Following Saturday’s welcome announcement on the compulsory call-out of up to 3000 defence force reservists to deploy to fire-affected communities and more naval and air force assets to assist, there is a number of measures that should be considered at Monday’s NSC meeting.

The most important is the need to establish clear leadership. The states have constitutional responsibilities for overseeing emergency management and they control most of the functions essential for effective disaster prevention, response and recovery.

But there is uncertainty about who will be in charge in the event of a major national disaster and how responses would be co-ordinated across borders.

With the agreement of the states and territories, the government should appoint a co-ordinator-general with national executive authority.

This person would have executive powers to direct and oversee the utilisation of federal and state resources for a specific period in order that assistance is rendered quickly and efficiently.

Beyond the immediate fire crisis, the federal government should nominate a single point of commonwealth responsibility that can provide the prime minister and COAG with the combined picture of emerging needs and on what progress is being made.

In the absence of agreed national emergency management legislation, it is unclear exactly who leads.
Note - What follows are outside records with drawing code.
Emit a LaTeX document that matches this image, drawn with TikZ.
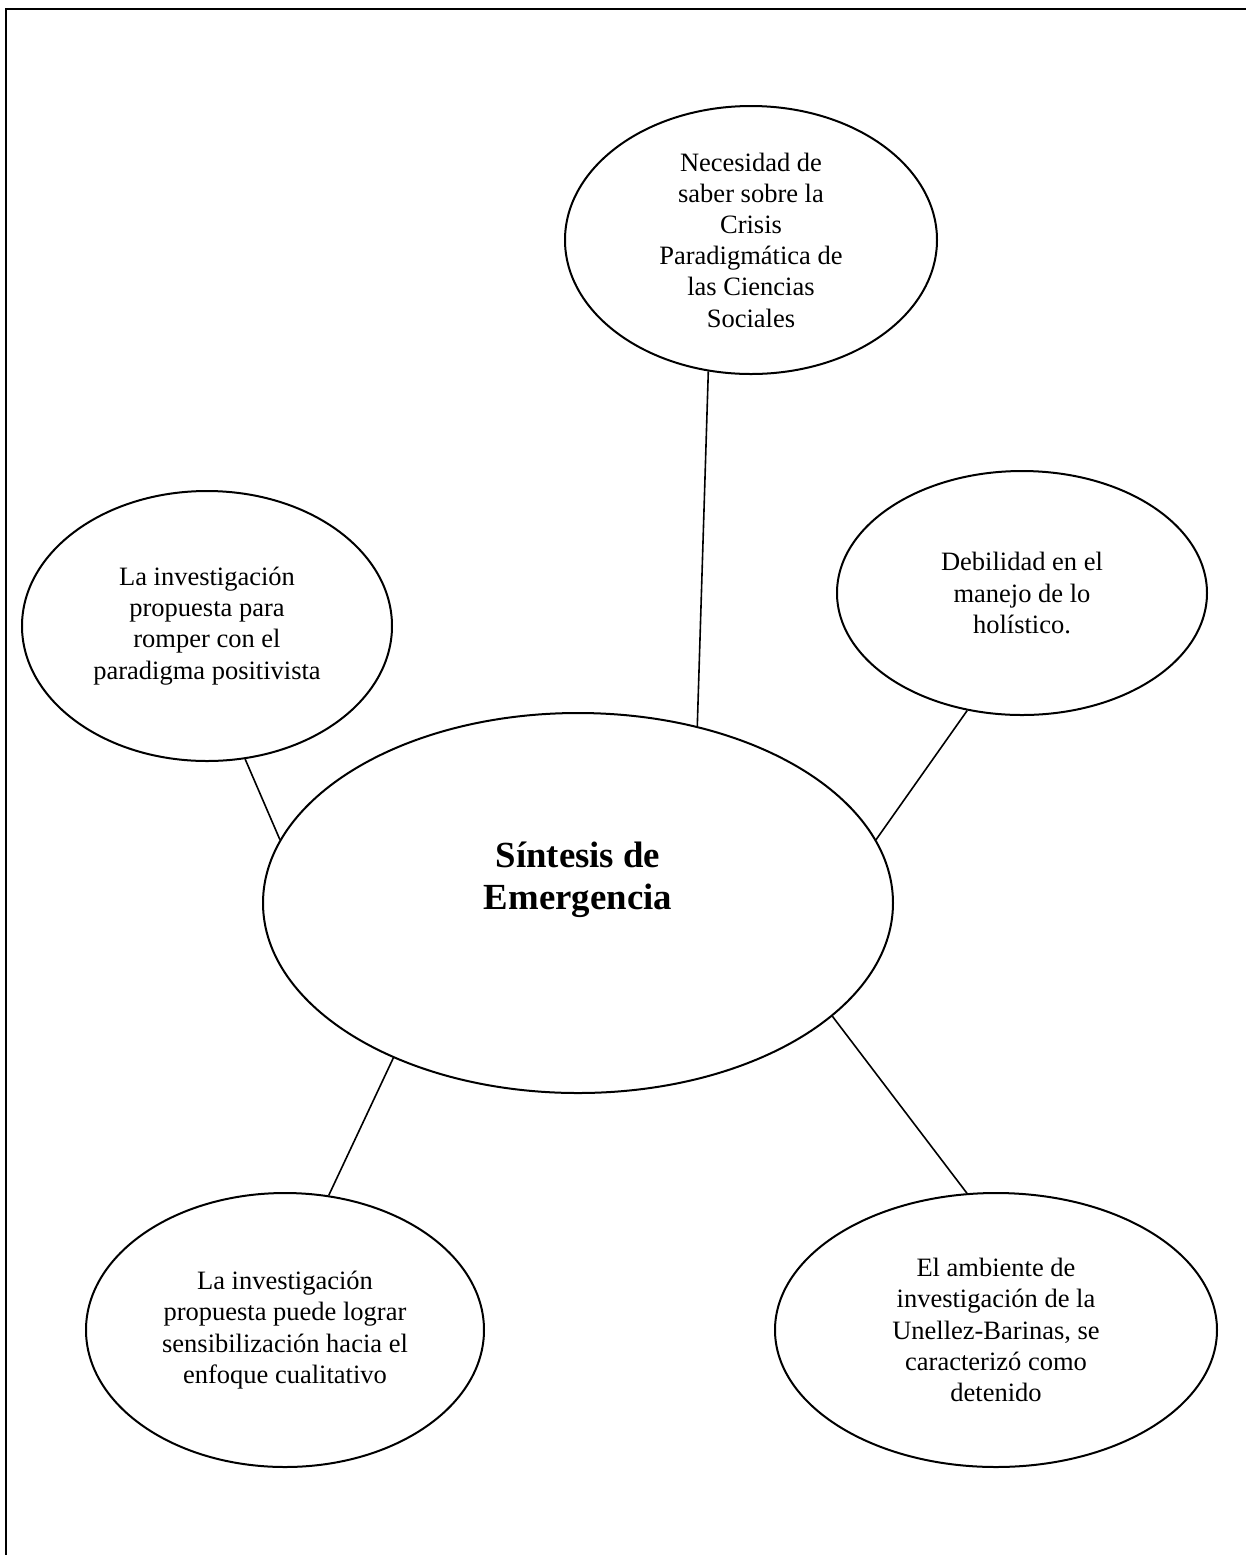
\documentclass[tikz,border=0pt]{standalone}
\usepackage{fontspec}
\setmainfont{Liberation Serif}
\usetikzlibrary{shapes.geometric}
\begin{document}
\begin{tikzpicture}[x=0.5pt,y=-0.5pt,
  bubble/.style={draw, ellipse, line width=1pt, inner sep=0pt, align=center,
    font=\fontsize{13.25pt}{15.6pt}\selectfont},
  link/.style={line width=0.8pt}]
\useasboundingbox (0,0) rectangle (1246,1555);
\draw[line width=1.2pt] (1246,9) -- (6,9) -- (6,1555);
\node[bubble, minimum width=186pt, minimum height=134pt] (nT) at (751,240)
  {Necesidad de\\saber sobre la\\Crisis\\Paradigmática de\\las Ciencias\\Sociales};
\node[bubble, minimum width=185pt, minimum height=135pt] (nL) at (207,626)
  {La investigación\\propuesta para\\romper con el\\paradigma positivista};
\node[bubble, minimum width=185pt, minimum height=122pt] (nR) at (1022,593)
  {Debilidad en el\\manejo de lo\\holístico.};
\node[bubble, minimum width=315pt, minimum height=190pt] (nC) at (578,903) {};
\node[align=center, inner sep=0pt, font=\fontsize{18.4pt}{21pt}\selectfont\bfseries] (nCt) at (578,880)
  {Síntesis de\\Emergencia};
\node[bubble, minimum width=199pt, minimum height=137pt] (nBL) at (285,1330)
  {La investigación\\propuesta puede lograr\\sensibilización hacia el\\enfoque cualitativo};
\node[bubble, minimum width=221pt, minimum height=137pt] (nBR) at (996,1330)
  {El ambiente de\\investigación de la\\Unellez-Barinas, se\\caracterizó como\\detenido};
\draw[link] (nT.252.6) -- (nC.56.2);
\draw[link] (nL.286.5) -- (nC.168.5);
\draw[link] (nR.245.4) -- (nC.12.1);
\draw[link] (nC.220.9) -- (nBL.72.96);
\draw[link] (nC.336.3) -- (nBR.102);
\end{tikzpicture}
\end{document}
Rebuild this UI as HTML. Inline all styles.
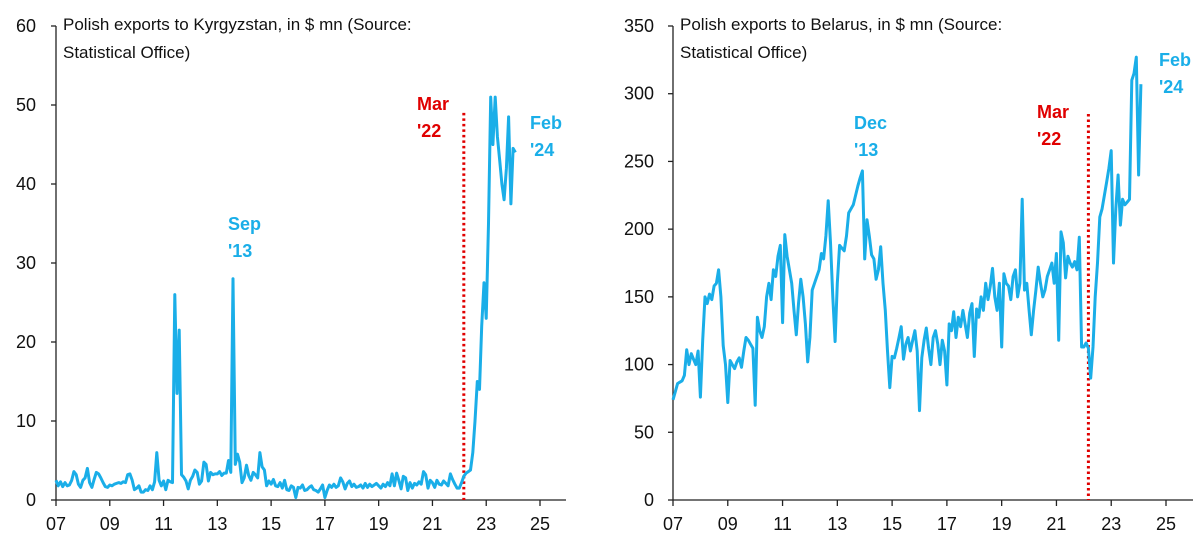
<!DOCTYPE html>
<html><head><meta charset="utf-8"><style>
body{margin:0;background:#fff;}
svg text{font-family:"Liberation Sans",sans-serif;}
</style></head><body>
<svg id="c" width="1200" height="537" viewBox="0 0 1200 537" xmlns="http://www.w3.org/2000/svg"></svg>
<script>
const startYear = 2007;
const xTickLabels = ["07","09","11","13","15","17","19","21","23","25"];
const kgTickLabels = [0,10,20,30,40,50,60];
const byTickLabels = [0,50,100,150,200,250,300,350];
const kgValues = [
2.5,1.8,2.3,1.7,2.2,1.8,1.9,2.5,3.6,3.2,2.0,1.6,
2.5,2.8,4.0,2.2,1.6,2.6,3.5,3.3,2.8,2.2,1.7,1.6,
1.9,1.8,2.0,2.1,2.2,2.1,2.3,2.2,3.2,3.3,2.5,1.3,
1.5,1.8,1.0,1.0,1.3,1.2,1.8,1.3,2.3,6.0,2.5,1.8,
2.4,1.3,2.5,2.3,2.2,26,13.5,21.5,3.2,2.9,2.4,1.4,
2.5,3.0,3.8,3.5,2.0,2.4,4.8,4.5,2.4,3.5,3.2,3.3,
3.3,3.6,3.1,3.4,3.4,5.0,3.5,28,4.5,5.8,4.8,2.2,
2.8,4.4,3.1,2.5,3.5,3.2,2.8,6.0,4.2,3.8,1.8,2.4,
2.0,2.6,1.8,1.7,2.2,1.5,2.5,1.3,1.2,1.8,1.6,0.3,
1.6,1.5,1.9,1.2,1.3,1.6,1.8,1.3,1.2,1.0,1.4,1.9,
0.3,1.2,1.9,1.6,2.0,1.6,1.8,2.8,2.3,1.4,2.1,2.4,
1.7,2.0,1.6,1.7,1.9,1.5,2.1,1.6,2.0,1.7,1.9,2.1,
1.8,1.5,2.0,1.7,2.2,1.8,3.3,1.8,3.4,2.5,1.4,3.0,
2.8,1.2,2.2,1.5,2.1,1.9,2.3,2.0,3.6,3.2,1.5,2.5,
2.2,1.6,2.5,2.0,1.9,2.4,2.1,1.8,3.3,2.6,2.0,1.5,
1.5,2.2,3.0,3.4,3.6,3.8,6,10,15,14,22,27.5,
23,35,51,45,51,46,43,40,38,42,48.5,37.5,
44.5,44];
const byValues = [
74,80,86,87,88,92,111,100,108,104,100,110,
76,118,150,145,152,148,158,160,170,150,114,100,
72,103,100,97,102,105,98,110,120,118,115,112,
70,135,125,120,128,150,160,148,170,165,180,188,
131,196,180,170,160,140,122,145,163,150,130,102,
120,155,160,165,170,182,178,195,221,190,150,117,
160,188,186,184,195,212,215,218,225,232,238,243,
178,207,195,181,178,163,170,187,160,140,110,83,
106,105,112,120,128,104,115,120,110,118,125,110,
66,105,118,127,112,100,120,125,115,100,118,110,
85,130,125,139,120,135,128,140,130,120,138,145,
106,141,135,150,140,160,148,158,171,150,140,160,
113,167,160,158,148,165,170,150,160,222,155,160,
140,122,140,155,172,160,150,155,165,170,175,160,
182,118,198,190,164,180,175,172,176,170,194,113,
113,116,112,90,113,150,175,209,215,225,235,245,
258,175,215,240,203,222,218,220,222,310,315,327,
240,307];
const eventYear = 2022 + 2/12;

const NS = "http://www.w3.org/2000/svg";
const svg = document.getElementById('c');
function mk(tag, attrs, parent){const e=document.createElementNS(NS,tag);for(const k in attrs)e.setAttribute(k,attrs[k]);(parent||svg).appendChild(e);return e;}

const panels = [
 {id:'kyrgyzstan', x0:56, x25:540, xEnd:566, yBase:500, yTop:26, max:60, ticks:kgTickLabels, vals:kgValues, labelRight:36,
  title:["Polish exports to Kyrgyzstan, in $ mn (Source:","Statistical Office)"], titleX:63, evTop:49,
  notes:[{t:["Sep","'13"],x:228,y:230,c:"#1aaee8"},{t:["Mar","'22"],x:417,y:110,c:"#e00000"},{t:["Feb","'24"],x:530,y:129,c:"#1aaee8"}]},
 {id:'belarus', x0:673, x25:1166, xEnd:1193, yBase:500, yTop:26, max:350, ticks:byTickLabels, vals:byValues, labelRight:654,
  title:["Polish exports to Belarus, in $ mn (Source:","Statistical Office)"], titleX:680, evTop:285,
  notes:[{t:["Dec","'13"],x:854,y:129,c:"#1aaee8"},{t:["Mar","'22"],x:1037,y:118,c:"#e00000"},{t:["Feb","'24"],x:1159,y:66,c:"#1aaee8"}]}
];

panels.forEach(p=>{
  const g = mk('g',{});
  
  
  const xs = yr => p.x0 + (yr-startYear)*(p.x25-p.x0)/18;
  const ys = v => p.yBase - v*(p.yBase-p.yTop)/p.max;
  // y axis
  const ya = mk('line',{x1:p.x0,y1:ys(p.max),x2:p.x0,y2:p.yBase,stroke:'#222','stroke-width':1.3},g);
  
  
  p.ticks.forEach(v=>{
    mk('line',{x1:p.x0-5,y1:ys(v),x2:p.x0,y2:ys(v),stroke:'#222','stroke-width':1.3},g);
    const t = mk('text',{x:p.labelRight,y:ys(v)+6,'text-anchor':'end','font-size':18,fill:'#111'},g);
    t.textContent = v;
    
    
  });
  // x axis
  const xa = mk('line',{x1:p.x0,y1:p.yBase,x2:p.xEnd,y2:p.yBase,stroke:'#222','stroke-width':1.3},g);
  
  
  xTickLabels.forEach((lab,i)=>{
    const x = xs(startYear+2*i);
    mk('line',{x1:x,y1:p.yBase,x2:x,y2:p.yBase+6,stroke:'#222','stroke-width':1.3},g);
    const t = mk('text',{x:x,y:530,'text-anchor':'middle','font-size':18,fill:'#111'},g);
    t.textContent = lab;
    
    
  });
  // title
  p.title.forEach((ln,i)=>{
    const t = mk('text',{x:p.titleX,y:30+i*28,'font-size':17,fill:'#111'},g);
    t.textContent = ln;
    
    
  });
  // event line
  const ev = mk('line',{x1:xs(eventYear),y1:ys(p.evTop),x2:xs(eventYear),y2:p.yBase,stroke:'#e00000','stroke-width':3,'stroke-dasharray':'2.5 3'},g);
  
  
  // series
  const pts = p.vals.map((v,i)=>xs(startYear+i/12).toFixed(1)+','+ys(v).toFixed(1)).join(' ');
  const pl = mk('polyline',{points:pts,fill:'none',stroke:'#1aaee8','stroke-width':3,'stroke-linejoin':'round'},g);
  
  
  // notes
  p.notes.forEach(n=>{
    n.t.forEach((ln,i)=>{
      const t = mk('text',{x:n.x,y:n.y+i*27,'font-size':18,'font-weight':'bold',fill:n.c},g);
      t.textContent = ln;
      
      
    });
  });
});
</script>
</body></html>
This makes it harder to meet community needs in any response and recovery situation.

The commonwealth body seen to be responsible for this, Emergency Management Australia (a division within the Department of Home Affairs), has no mandate, legislation or cabinet endorsement with which to take command, make executive decisions and provide national co-ordination. The delivery of its functions, for the most part, is the result of goodwill on behalf of other agencies.

It’s hardly satisfactory. EMA should be a statutory authority with legislated capability to provide nationwide assurance to the federal minister for emergency management and the community that mitigation efforts, along with response and recovery resources, have been as applied as efficiently and effectively as possible.

There needs to be an instrument of delegation issued by the federal government with the agreement of the states.

This authority would need to direct action when the event was such that a state (or states) agreed that the severity warranted overall command and control by the commonwealth. Think wartime.

Not having officials provide clear messaging may inflict more damage — and does nothing to educate and protect the public.

Finally, it is encouraging that the government has considered the ongoing recovery process for all those affected by the present bushfire crisis.

Recovery is the long-haul stuff post-disaster, which many forget about after a couple of months. A national co-ordinator-general should work in concert with each affected state recovery manager.

Australians have a nose for the truth and, until shown otherwise, will trust their leaders. This is a precious commodity.

The government will lose community trust if ideas to deal with larger events are swept under the carpet or ridiculed by their leaders.